* _SOURCE EXCERPT_:
☆ ☆ ☆ ☆ ☆ ☆ ☆

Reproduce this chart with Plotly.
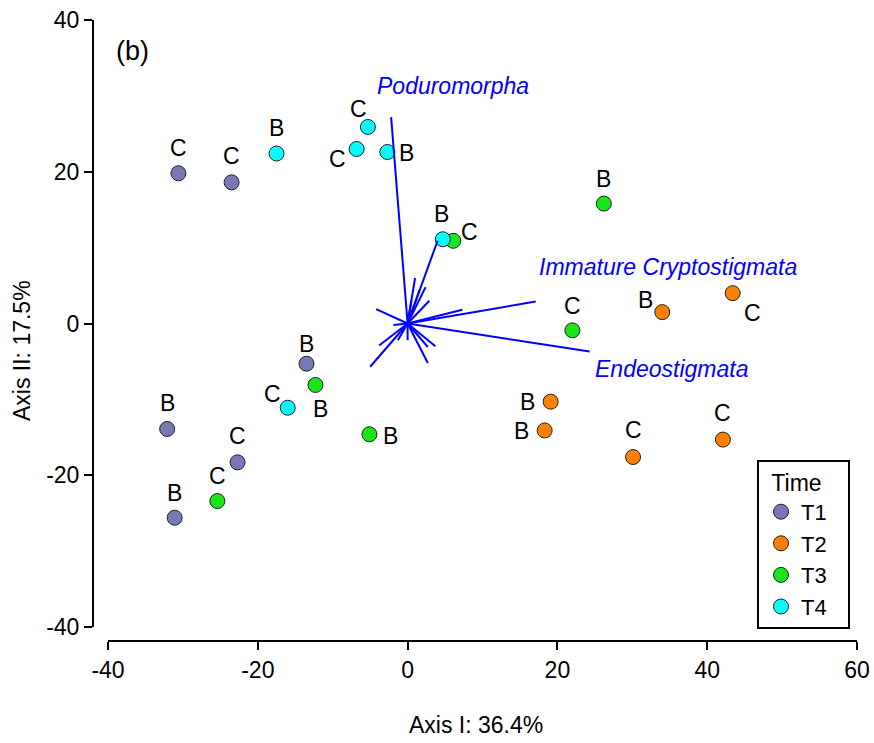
import plotly.graph_objects as go

# ---- site scores on the first two ordination axes, by sampling time ----
t1_x = [-30.6, -23.5, -13.5, -32.1, -22.7, -31.1]
t1_y = [19.8, 18.6, -5.3, -13.9, -18.3, -25.6]
t1_lab = ["C", "C", "B", "B", "C", "B"]

t2_x = [34.0, 43.4, 19.1, 18.3, 30.1, 42.1]
t2_y = [1.5, 4.0, -10.3, -14.1, -17.6, -15.3]
t2_lab = ["B", "C", "B", "B", "C", "C"]

t3_x = [26.2, 6.1, 22.0, -12.3, -5.1, -25.4]
t3_y = [15.8, 10.9, -0.9, -8.1, -14.6, -23.4]
t3_lab = ["B", "C", "C", "B", "B", "C"]

t4_x = [-17.5, -5.3, -6.8, -2.7, 4.7, -16.0]
t4_y = [22.4, 25.9, 23.0, 22.6, 11.1, -11.1]
t4_lab = ["B", "C", "C", "B", "B", "C"]

# label placement around each point (pixels: right, down)
t1_off = [(0, -25), (0, -26), (0, -20), (0, -26), (0, -26), (0, -25)]
t2_off = [(-17, -12), (20, 20), (-23, 0), (-23, 1), (0, -27), (0, -27)]
t3_off = [(0, -25), (16, -9), (0, -24), (5, 24), (21, 2), (0, -25)]
t4_off = [(0, -26), (-9, -18), (-19, 10), (19, 1), (-1, -25), (-15, -14)]

# ---- taxon loadings (vector tips) ----
vec_x = [-2.2, 17.1, 24.3, 4.0, 1.0, 2.4, 2.9, -4.2, 7.3, -1.9,
         -3.8, -5.0, 0.0, 2.7, 3.7, 2.7, -1.3, 1.6, 0.5]
vec_y = [27.2, 2.9, -3.7, 10.9, 6.0, 4.8, 3.0, 1.9, 1.8, -0.2,
         -2.9, -5.7, -2.2, -5.2, -3.0, -3.1, -2.2, 4.4, 3.0]

vec_names = ["Poduromorpha", "Immature Cryptostigmata", "Endeostigmata"]
vec_lab_x = [6.0, 34.8, 35.2]
vec_lab_y = [31.3, 7.4, -6.0]

times = ["T1", "T2", "T3", "T4"]
colors = ["#7878B8", "#FF8000", "#19E619", "#00FFFF"]

x_ticks = [-40, -20, 0, 20, 40, 60]
x_ticktext = ["-40", "-20", "0", "20", "40", "60"]
y_ticks = [-40, -20, 0, 20, 40]
y_ticktext = ["-40", "-20", "0", "20", "40"]

FONT = "Liberation Sans, Arial, Helvetica, sans-serif"
FS = 23
W, H = 874, 743

groups = [
    (t1_x, t1_y, t1_lab, t1_off),
    (t2_x, t2_y, t2_lab, t2_off),
    (t3_x, t3_y, t3_lab, t3_off),
    (t4_x, t4_y, t4_lab, t4_off),
]

fig = go.Figure()
annotations = []

for (gx, gy, glab, goff), name, col in zip(groups, times, colors):
    fig.add_trace(go.Scatter(
        x=gx, y=gy, mode="markers", name=name,
        marker=dict(size=15, color=col, line=dict(color="#222222", width=1)),
        cliponaxis=False,
    ))
    for xv, yv, lab, (dx, dy) in zip(gx, gy, glab, goff):
        annotations.append(dict(
            x=xv, y=yv, xref="x", yref="y", text=lab, showarrow=False,
            xanchor="center", yanchor="middle", xshift=dx, yshift=-dy,
            font=dict(size=FS, color="black", family=FONT),
        ))

# loading vectors drawn from the origin
lx, ly = [], []
for vx, vy in zip(vec_x, vec_y):
    lx += [0, vx, None]
    ly += [0, vy, None]
fig.add_trace(go.Scatter(
    x=lx, y=ly, mode="lines", showlegend=False, hoverinfo="skip",
    line=dict(color="#0000FF", width=2),
))

for name, xv, yv in zip(vec_names, vec_lab_x, vec_lab_y):
    annotations.append(dict(
        x=xv, y=yv, xref="x", yref="y", text=f"<i>{name}</i>", showarrow=False,
        xanchor="center", yanchor="middle",
        font=dict(size=FS, color="#0000FF", family=FONT),
    ))

# panel tag and axis titles
annotations.append(dict(
    x=132 / W, y=1 - 51 / H, xref="paper", yref="paper", text="(b)",
    showarrow=False, xanchor="center", yanchor="middle",
    font=dict(size=27, color="black", family=FONT),
))
annotations.append(dict(
    x=476 / W, y=1 - 725 / H, xref="paper", yref="paper", text="Axis I: 36.4%",
    showarrow=False, xanchor="center", yanchor="middle",
    font=dict(size=FS, color="black", family=FONT),
))
annotations.append(dict(
    x=22 / W, y=1 - 351 / H, xref="paper", yref="paper", text="Axis II: 17.5%",
    showarrow=False, xanchor="center", yanchor="middle", textangle=-90,
    font=dict(size=FS, color="black", family=FONT),
))

# frame around the legend
shapes = [dict(
    type="rect", xref="paper", yref="paper",
    x0=758 / W, x1=849 / W, y0=1 - 628 / H, y1=1 - 461 / H,
    line=dict(color="black", width=2), fillcolor="rgba(0,0,0,0)", layer="above",
)]

axis_common = dict(
    showgrid=False, zeroline=False, showline=True, linecolor="black", linewidth=2,
    ticks="outside", ticklen=8, tickwidth=2, tickcolor="black",
    tickfont=dict(size=FS, color="black", family=FONT), automargin=False,
)

fig.update_layout(
    width=W, height=H,
    margin=dict(l=0, r=0, t=0, b=0),
    template="none",
    paper_bgcolor="white", plot_bgcolor="white",
    font=dict(family=FONT, size=FS, color="black"),
    xaxis=dict(
        range=[-40, 60], domain=[108 / W, 857 / W],
        anchor="free", position=1 - 641 / H,
        tickvals=x_ticks, ticktext=x_ticktext, **axis_common,
    ),
    yaxis=dict(
        range=[-40, 40], domain=[1 - 627 / H, 1 - 20 / H],
        anchor="free", position=93 / W,
        tickvals=y_ticks, ticktext=y_ticktext, **axis_common,
    ),
    legend=dict(
        title=dict(text="Time", side="top center", font=dict(size=FS, family=FONT)),
        x=761 / W, y=1 - 461 / H, xanchor="left", yanchor="top",
        borderwidth=0, bgcolor="rgba(0,0,0,0)",
        font=dict(size=22, family=FONT, color="black"),
        itemsizing="trace",
    ),
    shapes=shapes,
    annotations=annotations,
    showlegend=True,
)

fig.write_html("out.html")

☆ ☆ ☆ ☆ ☆ ☆ ☆

* _GIVEN EXERCISE_: Keep every word of the data as it is when you write it out, but drop the pictures.

* _FINAL RESULT_:
Reproduce this chart with Plotly.
import plotly.graph_objects as go

# ---- site scores on the first two ordination axes, by sampling time ----
t1_x = [-30.6, -23.5, -13.5, -32.1, -22.7, -31.1]
t1_y = [19.8, 18.6, -5.3, -13.9, -18.3, -25.6]
t1_lab = ["C", "C", "B", "B", "C", "B"]

t2_x = [34.0, 43.4, 19.1, 18.3, 30.1, 42.1]
t2_y = [1.5, 4.0, -10.3, -14.1, -17.6, -15.3]
t2_lab = ["B", "C", "B", "B", "C", "C"]

t3_x = [26.2, 6.1, 22.0, -12.3, -5.1, -25.4]
t3_y = [15.8, 10.9, -0.9, -8.1, -14.6, -23.4]
t3_lab = ["B", "C", "C", "B", "B", "C"]

t4_x = [-17.5, -5.3, -6.8, -2.7, 4.7, -16.0]
t4_y = [22.4, 25.9, 23.0, 22.6, 11.1, -11.1]
t4_lab = ["B", "C", "C", "B", "B", "C"]

# label placement around each point (pixels: right, down)
t1_off = [(0, -25), (0, -26), (0, -20), (0, -26), (0, -26), (0, -25)]
t2_off = [(-17, -12), (20, 20), (-23, 0), (-23, 1), (0, -27), (0, -27)]
t3_off = [(0, -25), (16, -9), (0, -24), (5, 24), (21, 2), (0, -25)]
t4_off = [(0, -26), (-9, -18), (-19, 10), (19, 1), (-1, -25), (-15, -14)]

# ---- taxon loadings (vector tips) ----
vec_x = [-2.2, 17.1, 24.3, 4.0, 1.0, 2.4, 2.9, -4.2, 7.3, -1.9,
         -3.8, -5.0, 0.0, 2.7, 3.7, 2.7, -1.3, 1.6, 0.5]
vec_y = [27.2, 2.9, -3.7, 10.9, 6.0, 4.8, 3.0, 1.9, 1.8, -0.2,
         -2.9, -5.7, -2.2, -5.2, -3.0, -3.1, -2.2, 4.4, 3.0]

vec_names = ["Poduromorpha", "Immature Cryptostigmata", "Endeostigmata"]
vec_lab_x = [6.0, 34.8, 35.2]
vec_lab_y = [31.3, 7.4, -6.0]

times = ["T1", "T2", "T3", "T4"]
colors = ["#7878B8", "#FF8000", "#19E619", "#00FFFF"]

x_ticks = [-40, -20, 0, 20, 40, 60]
x_ticktext = ["-40", "-20", "0", "20", "40", "60"]
y_ticks = [-40, -20, 0, 20, 40]
y_ticktext = ["-40", "-20", "0", "20", "40"]

FONT = "Liberation Sans, Arial, Helvetica, sans-serif"
FS = 23
W, H = 874, 743

groups = [
    (t1_x, t1_y, t1_lab, t1_off),
    (t2_x, t2_y, t2_lab, t2_off),
    (t3_x, t3_y, t3_lab, t3_off),
    (t4_x, t4_y, t4_lab, t4_off),
]

fig = go.Figure()
annotations = []

for (gx, gy, glab, goff), name, col in zip(groups, times, colors):
    fig.add_trace(go.Scatter(
        x=gx, y=gy, mode="markers", name=name,
        marker=dict(size=15, color=col, line=dict(color="#222222", width=1)),
        cliponaxis=False,
    ))
    for xv, yv, lab, (dx, dy) in zip(gx, gy, glab, goff):
        annotations.append(dict(
            x=xv, y=yv, xref="x", yref="y", text=lab, showarrow=False,
            xanchor="center", yanchor="middle", xshift=dx, yshift=-dy,
            font=dict(size=FS, color="black", family=FONT),
        ))

# loading vectors drawn from the origin
lx, ly = [], []
for vx, vy in zip(vec_x, vec_y):
    lx += [0, vx, None]
    ly += [0, vy, None]
fig.add_trace(go.Scatter(
    x=lx, y=ly, mode="lines", showlegend=False, hoverinfo="skip",
    line=dict(color="#0000FF", width=2),
))

for name, xv, yv in zip(vec_names, vec_lab_x, vec_lab_y):
    annotations.append(dict(
        x=xv, y=yv, xref="x", yref="y", text=f"<i>{name}</i>", showarrow=False,
        xanchor="center", yanchor="middle",
        font=dict(size=FS, color="#0000FF", family=FONT),
    ))

# panel tag and axis titles
annotations.append(dict(
    x=132 / W, y=1 - 51 / H, xref="paper", yref="paper", text="(b)",
    showarrow=False, xanchor="center", yanchor="middle",
    font=dict(size=27, color="black", family=FONT),
))
annotations.append(dict(
    x=476 / W, y=1 - 725 / H, xref="paper", yref="paper", text="Axis I: 36.4%",
    showarrow=False, xanchor="center", yanchor="middle",
    font=dict(size=FS, color="black", family=FONT),
))
annotations.append(dict(
    x=22 / W, y=1 - 351 / H, xref="paper", yref="paper", text="Axis II: 17.5%",
    showarrow=False, xanchor="center", yanchor="middle", textangle=-90,
    font=dict(size=FS, color="black", family=FONT),
))

# frame around the legend
shapes = [dict(
    type="rect", xref="paper", yref="paper",
    x0=758 / W, x1=849 / W, y0=1 - 628 / H, y1=1 - 461 / H,
    line=dict(color="black", width=2), fillcolor="rgba(0,0,0,0)", layer="above",
)]

axis_common = dict(
    showgrid=False, zeroline=False, showline=True, linecolor="black", linewidth=2,
    ticks="outside", ticklen=8, tickwidth=2, tickcolor="black",
    tickfont=dict(size=FS, color="black", family=FONT), automargin=False,
)

fig.update_layout(
    width=W, height=H,
    margin=dict(l=0, r=0, t=0, b=0),
    template="none",
    paper_bgcolor="white", plot_bgcolor="white",
    font=dict(family=FONT, size=FS, color="black"),
    xaxis=dict(
        range=[-40, 60], domain=[108 / W, 857 / W],
        anchor="free", position=1 - 641 / H,
        tickvals=x_ticks, ticktext=x_ticktext, **axis_common,
    ),
    yaxis=dict(
        range=[-40, 40], domain=[1 - 627 / H, 1 - 20 / H],
        anchor="free", position=93 / W,
        tickvals=y_ticks, ticktext=y_ticktext, **axis_common,
    ),
    legend=dict(
        title=dict(text="Time", side="top center", font=dict(size=FS, family=FONT)),
        x=761 / W, y=1 - 461 / H, xanchor="left", yanchor="top",
        borderwidth=0, bgcolor="rgba(0,0,0,0)",
        font=dict(size=22, family=FONT, color="black"),
        itemsizing="trace",
    ),
    shapes=shapes,
    annotations=annotations,
    showlegend=True,
)

fig.write_html("out.html")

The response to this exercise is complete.